Ankara Batı (Sincan) Başsavcıvekili Durdu Özer tarafından hazırlanarak, Ankara Cumhuriyet Başsavcılığı’na gönderilen 78 sayfalık fezlekede, Gülen cemaati okullarının ABD'nin Rusya'yı çerçeveleme politikasının ürünü olduğu belirtildi.
Habertürk'ten Fevzi Çakır'ın haberine göre, fezlekede FETÖ’nün, 2. Dünya Savaşı sonrası ABD’nin Rusya’yı çevreleme politikası kapsamında oluşturduğu bir proje olduğu belirtilerek, şu tespitlere yer verildi:
ABD'nin keşfettiği araç dindir: Bu görüşe göre, Rusya’yı çevreleyen komşuları Rusya’nın değil ABD’nin kontrolünde olmalıdır. Rusya’nın zayıflatılması için yapılacak iş ise etnik ve din-mezhep yapısıyla oynayarak ülkeyi istikrarsızlaştırmaktır. Zira Rusya 60 farklı etnik grubun yaşadığı, 21 cumhuriyet 88 federal birimden oluşan idari yapısı karmaşık bir devlettir. 21 milyon Müslüman yaşamakta, Müslüman nüfus artarken Rus nüfus azalmaktadır.
Sovyet Sosyalist Cumhuriyetler Birliği’nin (SSCB) dağılmasıyla 15 devlet bağımsızlık kazanmıştır. Bunlardan Orta Asya Türk cumhuriyetleri ve Azerbaycan’da önemli miktarda petrol ve doğalgaz rezervi bulunmaktadır. Bu ülkeler Batı için yeni bir pazar oluşturmaktadır. Ancak, denize çıkışları olmadığı ve ekonomileri bağımlı olduğundan Rusya’nın toparlanması ile tekrar Rusya güdümüne girmeleri kaçınılmazdır. Bu nedenle ABD, bu ülkeleri Rusya’dan uzaklaştırmak ve kontrolüne almak için bir politika geliştirmiştir. ABD’nin keşfettiği araç dindir.
FETÖ okulları bir proje: Rusya Hıristiyan, Türk cumhuriyetleri ise Müslüman alt kimliğe sahiptir. O halde komünist sistemde zayıflamış Müslüman kimlik canlandırılmalıdır. Bu plan çerçevesinde Rusya ve çevresindeki Türk cumhuriyetlerinin istikrarsızlaştırılması, kendi enerji kaynaklarını yatırıma dönüştürmelerinin engellenmesi ve aynı zamanda Rus enerji hatlarının geçişinin önlenmesi hedeflenmiştir. Bu plan çerçevesinde kendisini o yıllarda cemaat olarak kamufle eden örgüt, SSCB’den ayrılan Türk cumhuriyetlerinde küresel/emperyal üst aklın talimatıyla okullar açmaya başlamıştır.
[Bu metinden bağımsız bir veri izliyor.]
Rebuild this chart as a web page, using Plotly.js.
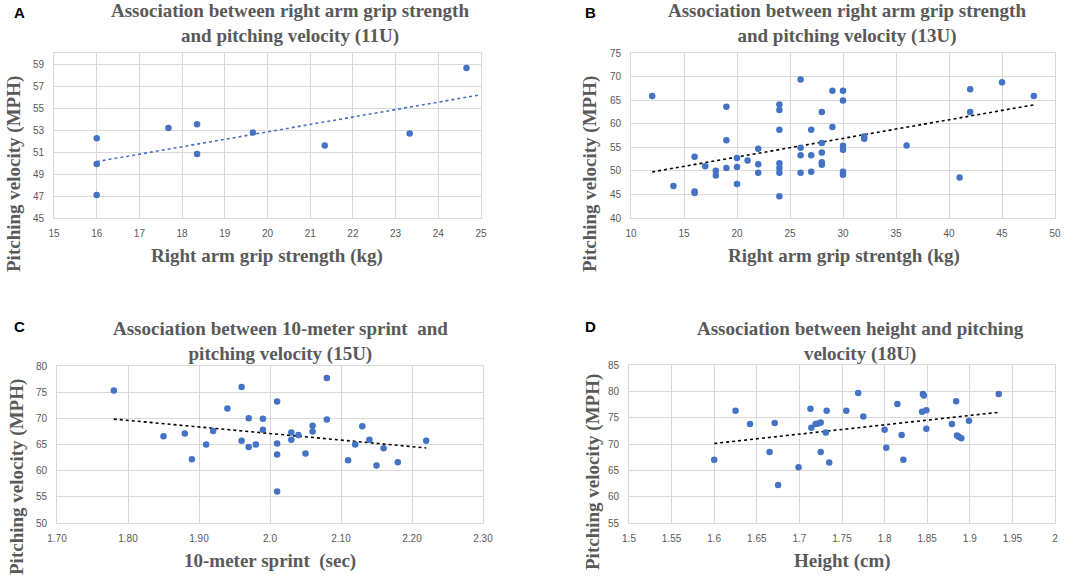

Eğitimi fırsata çevirdiler: 1980 darbesi sonrası yönetime gelen hükümetlerin izlediği liberal politika, yapılan hukuki düzenlemeler ve sosyal değişim Gülen hareketinin (FETÖ) gelişmesine önemli katkıda bulunmuştur. Türkiye’deki eğitim sistemini de örgüt büyük bir fırsata dönüştürmüştür. Varoşlarda yaşayan insanlar acılarından çıkış yolunu aramış, bu sorunu fark eden örgüt, hareketini dershaneler ve eğitim temelinde dizayn etmiştir.
Devşirme politikası: Böylece Gülen’in söylemlerindeki ‘devletin kılcal damarlarına sızma’ talimatı hayata geçirilmiş, Osmanlının devşirme politikası tozlu raflardan indirilerek varoşlardaki öğrenci potansiyeli üzerinden günümüze uyarlanmıştır. Dolayısıyla örgüt kendince sorun olarak gördüğü sosyal sorunlarını bir rejim sorununa dönüştürmüştür. Rejim mücadelesi silah kullanılarak gerilla mücadelesi şeklinde yapılabileceği gibi sessizce devleti içten ele geçirme şeklinde de yapılabilir. FETÖ’nün seçtiği yol, sessizce devleti içten ele geçirmek olmuştur.